Understanding how the different members of the immune system work together to protect us against disease, and how deregulated immune responses lead to pathology have a strong impact in public health. Intense research over the last years has increased the understanding of the genetic as well as environmental factors determining the development and function of the different ILC subsets. The important role of ILCs at the initiation of immune response offers the possibility of new approaches for immunotherapy, in particular targeting pathologies at mucosal surfaces. For instance, by enhancing the function of specific ILC subsets participating in type 1 immunity to viruses, intracellular bacteria and tumors, type 2 immunity to helminths, also promoting tissue repair and regulating metabolism of adipose tissue, or type 3 immunity to extracellular microbes could be strengthened. Various already available drugs that target inducer or effector cytokines of type 1, 2 or 3 immune responses such as recombinant IFN-γ, GM-CSF and IL-22 proteins as well as neutralizing antibodies against most effector cytokines could be used locally and early during immune responses to primarily affect ILCs or block their activity. However, the principal challenge is the identification of specific activators and suppressors of the different ILC subsets and compounds avoiding systemic deregulation of immune function during homeostasis and disease. In this regard, characterization of zebrafish ILCs will allow exploiting the advantages of this model (small size, cheap maintenance, large offspring, fast grow rate, transparency of embryos and ex utero development) to perform screening for molecules, genes and gene regulatory regions controlling ILC function. In addition the simplicity of targeted genome editing using the CRISPR/Cas9 system in zebrafish will make possible to quickly generate zebrafish lines affecting ILC function.

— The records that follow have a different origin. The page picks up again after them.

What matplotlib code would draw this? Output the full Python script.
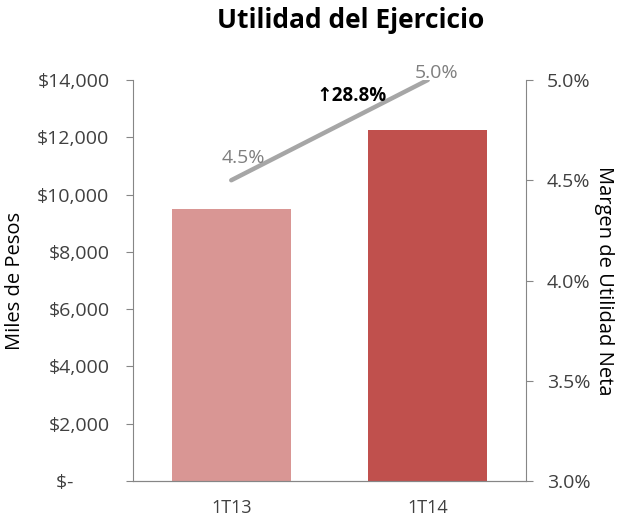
import matplotlib
matplotlib.use("Agg")
import matplotlib.pyplot as plt
from matplotlib.ticker import FuncFormatter

plt.rcParams['font.family'] = ['Open Sans', 'DejaVu Sans']

quarters = ['1T13', '1T14']
utilidad = [9500, 12240]          # miles de pesos
margen = [4.5, 5.0]               # %
bar_colors = ['#D99694', '#C0504D']
growth_label = '\u219128.8%'
label_offsets = [(9, 16), (6, 5)]  # points, for the margin labels

fig = plt.figure(figsize=(6.36, 5.18), dpi=100)
ax = fig.add_axes([133 / 636, 1 - 481 / 518, (526 - 133) / 636, (481 - 80) / 518])
ax2 = ax.twinx()

x = range(len(quarters))
ax.bar(x, utilidad, width=0.605, color=bar_colors, zorder=2)
ax.set_xlim(-0.5, 1.5)
ax.set_ylim(0, 14000)
ax.set_yticks(range(0, 14001, 2000))
ax.yaxis.set_major_formatter(FuncFormatter(lambda v, p: '$-       ' if v == 0 else f'${v:,.0f}'))
ax.set_xticks(list(x))
ax.set_xticklabels(quarters)
ax.set_ylabel('Miles de Pesos', fontsize=14.5, labelpad=9)

ax2.plot(x, margen, color='#A6A6A6', lw=3.2, solid_capstyle='round', zorder=3)
ax2.set_ylim(3.0, 5.0)
ax2.set_yticks([3.0, 3.5, 4.0, 4.5, 5.0])
ax2.yaxis.set_major_formatter(FuncFormatter(lambda v, p: f'{v:.1f}%'))
ax2.set_ylabel('Margen de Utilidad Neta', fontsize=14.5, rotation=270, labelpad=17)
for xi, m, off in zip(x, margen, label_offsets):
    ax2.annotate(f'{m:.1f}%', (xi, m), xytext=off, textcoords='offset points',
                 ha='center', va='center', fontsize=14, color='#7F7F7F')
ax2.text(0.61, 4.92, growth_label, ha='center', va='center', fontsize=13.5,
         fontweight='bold', color='black')

for a in (ax, ax2):
    for s in a.spines.values():
        s.set_color('#868686')
    a.spines['top'].set_visible(False)
    a.tick_params(axis='both', colors='#868686', labelcolor='#404040', labelsize=14, length=5)
ax.tick_params(axis='y', pad=12)
ax2.tick_params(axis='y', pad=10)
ax2.spines['left'].set_visible(False)
ax.spines['right'].set_visible(False)
ax.tick_params(axis='x', length=0, pad=13, labelsize=13, labelcolor='#404040')

fig.text(351 / 636, 1 - 21 / 518, 'Utilidad del Ejercicio', ha='center', va='center',
         fontsize=19, fontweight='bold')

fig.savefig('out.png', dpi=100)
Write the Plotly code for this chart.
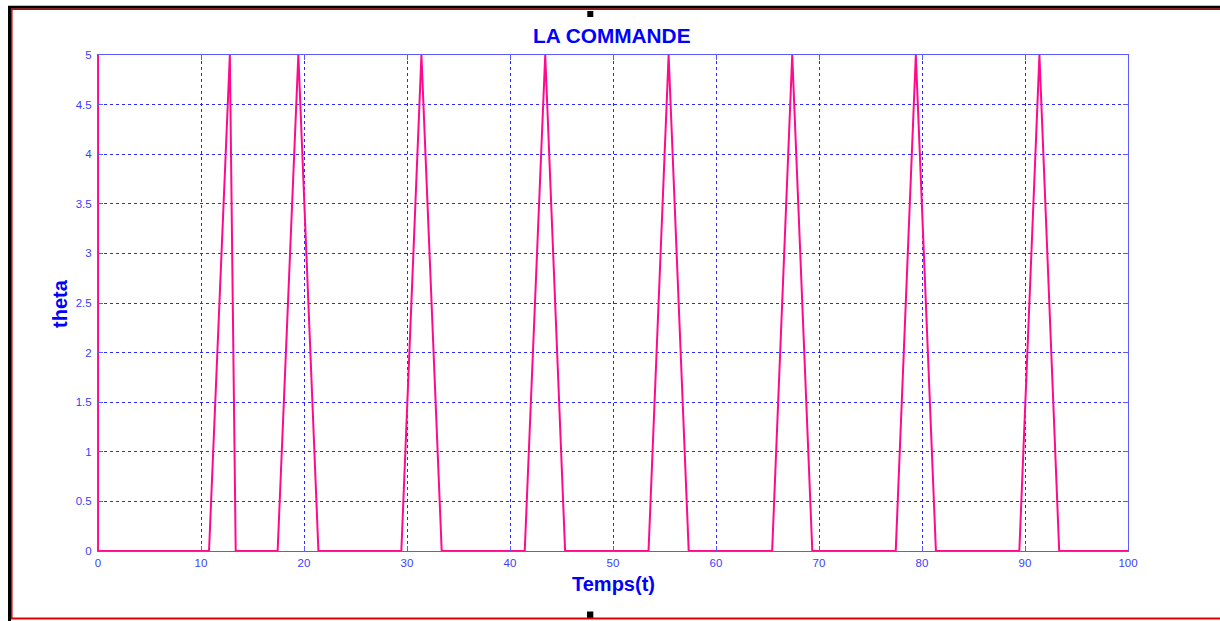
import plotly.graph_objects as go

# Data
temps = [0, 0, 10.78, 12.74, 12.80, 13.37,
         17.44, 19.45, 21.40,
         29.45, 31.40, 33.37,
         41.43, 43.42, 45.35,
         53.45, 55.40, 57.35,
         65.45, 67.40, 69.35,
         77.45, 79.40, 81.35,
         89.45, 91.40, 93.32,
         100]
theta = [5, 0, 0, 5, 5, 0,
         0, 5, 0,
         0, 5, 0,
         0, 5, 0,
         0, 5, 0,
         0, 5, 0,
         0, 5, 0,
         0, 5, 0,
         0]

x_ticks = [0, 10, 20, 30, 40, 50, 60, 70, 80, 90, 100]
y_ticks = [0, 0.5, 1, 1.5, 2, 2.5, 3, 3.5, 4, 4.5, 5]
y_tick_text = ["0", "0.5", "1", "1.5", "2", "2.5", "3", "3.5", "4", "4.5", "5"]

W, H = 1220, 621
L, R, T, B = 98, 1128, 55, 551  # plot area in pixels


def px(x):
    return (x - L) / (R - L)


def py(y):
    return (B - y) / (B - T)


fig = go.Figure()
fig.add_trace(go.Scatter(x=temps, y=theta, mode="lines",
                         line=dict(color="#ff0a8c", width=2),
                         showlegend=False, hoverinfo="skip"))

axis_blue = "#5a5aff"
grid_blue = "#2a2aff"
tick_font = dict(family="Liberation Sans, Arial", size=11.5, color="#3c3cff")

fig.update_layout(
    width=W, height=H,
    margin=dict(l=L, r=W - R, t=T, b=H - B),
    paper_bgcolor="white", plot_bgcolor="white",
    xaxis=dict(range=[0, 100], tickvals=x_ticks, showline=True, mirror="ticks",
               linecolor=axis_blue, linewidth=1, ticks="inside", ticklen=5,
               tickcolor=axis_blue, showgrid=True, gridcolor=grid_blue,
               griddash="3px,3px", gridwidth=1, zeroline=False,
               tickfont=tick_font, ticklabelstandoff=1),
    yaxis=dict(range=[0, 5], tickvals=y_ticks, ticktext=y_tick_text,
               showline=True, mirror="ticks",
               linecolor=axis_blue, linewidth=1, ticks="inside", ticklen=5,
               tickcolor=axis_blue, showgrid=True, gridcolor=grid_blue,
               griddash="3px,3px", gridwidth=1, zeroline=False,
               tickfont=tick_font, ticklabelstandoff=3),
)

label_font = dict(family="Liberation Sans, Arial", size=20, color="#0000ff")
fig.add_annotation(text="<b>LA COMMANDE</b>", xref="paper", yref="paper",
                   x=px(612), y=py(36), showarrow=False,
                   font=dict(family="Liberation Sans, Arial", size=20.8, color="#0000ff"),
                   xanchor="center", yanchor="middle")
fig.add_annotation(text="<b>Temps(t)</b>", xref="paper", yref="paper",
                   x=px(613), y=py(584), showarrow=False, font=label_font,
                   xanchor="center", yanchor="middle")
fig.add_annotation(text="<b>theta</b>", xref="paper", yref="paper",
                   x=px(60), y=py(304), showarrow=False, font=label_font,
                   textangle=-90, xanchor="center", yanchor="middle")

# Figure frame (black + red borders) and selection handles
shapes = [
    dict(type="line", x0=px(9.5), x1=px(9.5), y0=py(6), y1=py(621),
         line=dict(color="black", width=3)),
    dict(type="line", x0=px(8), x1=px(1220), y0=py(7.2), y1=py(7.2),
         line=dict(color="black", width=3)),
    dict(type="line", x0=px(11.5), x1=px(1220), y0=py(9.3), y1=py(9.3),
         line=dict(color="#cc0000", width=1.5)),
    dict(type="line", x0=px(11.8), x1=px(11.8), y0=py(9), y1=py(619),
         line=dict(color="#cc0000", width=1.5)),
    dict(type="line", x0=px(11), x1=px(1220), y0=py(618.6), y1=py(618.6),
         line=dict(color="#dd0000", width=2)),
    dict(type="rect", x0=px(587.3), x1=px(593.3), y0=py(11), y1=py(17),
         fillcolor="black", line=dict(width=0)),
    dict(type="rect", x0=px(587), x1=px(593.3), y0=py(611.5), y1=py(617.8),
         fillcolor="black", line=dict(width=0)),
]
for s in shapes:
    s.update(xref="paper", yref="paper", layer="above")
fig.update_layout(shapes=shapes)

fig.write_html("out.html")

Studies about the pathogenesis of numerous diseases indicate that enhanced antimicrobial defense, resistance against damage and tissue regeneration might be beneficial in several disorders. In this regard, it has been proposed that reinforcement of the activity of IL-22 might have a favorable impact in inflammatory bowel disease, graft‐versus‐host disease (GvHD), pancreas and alcoholic liver injury, and organ transplantation. On the other hand, attenuation of IL-22 action would be beneficial in psoriasis and certain cancers, where differentiation, proliferation and inflammation play a detrimental role. As IL‐22 does not target immune cells, its modulation might not lead to immune‐related side effects occurring when targeting cytokines such as type I interferons (IFNs) or tumor necrosis factors (TNFs). Therefore, producing short and long term modulators of IL-22 function, which could be used locally or systemically depending on the pathological context, will be beneficial for the treatment of several diseases. In this regard, we are currently collaborating to use our il22:mCherry reporter zebrafish line to perform screening of genes and molecules modulating intestinal inflammation and to study IBD-risk genes with unknown function.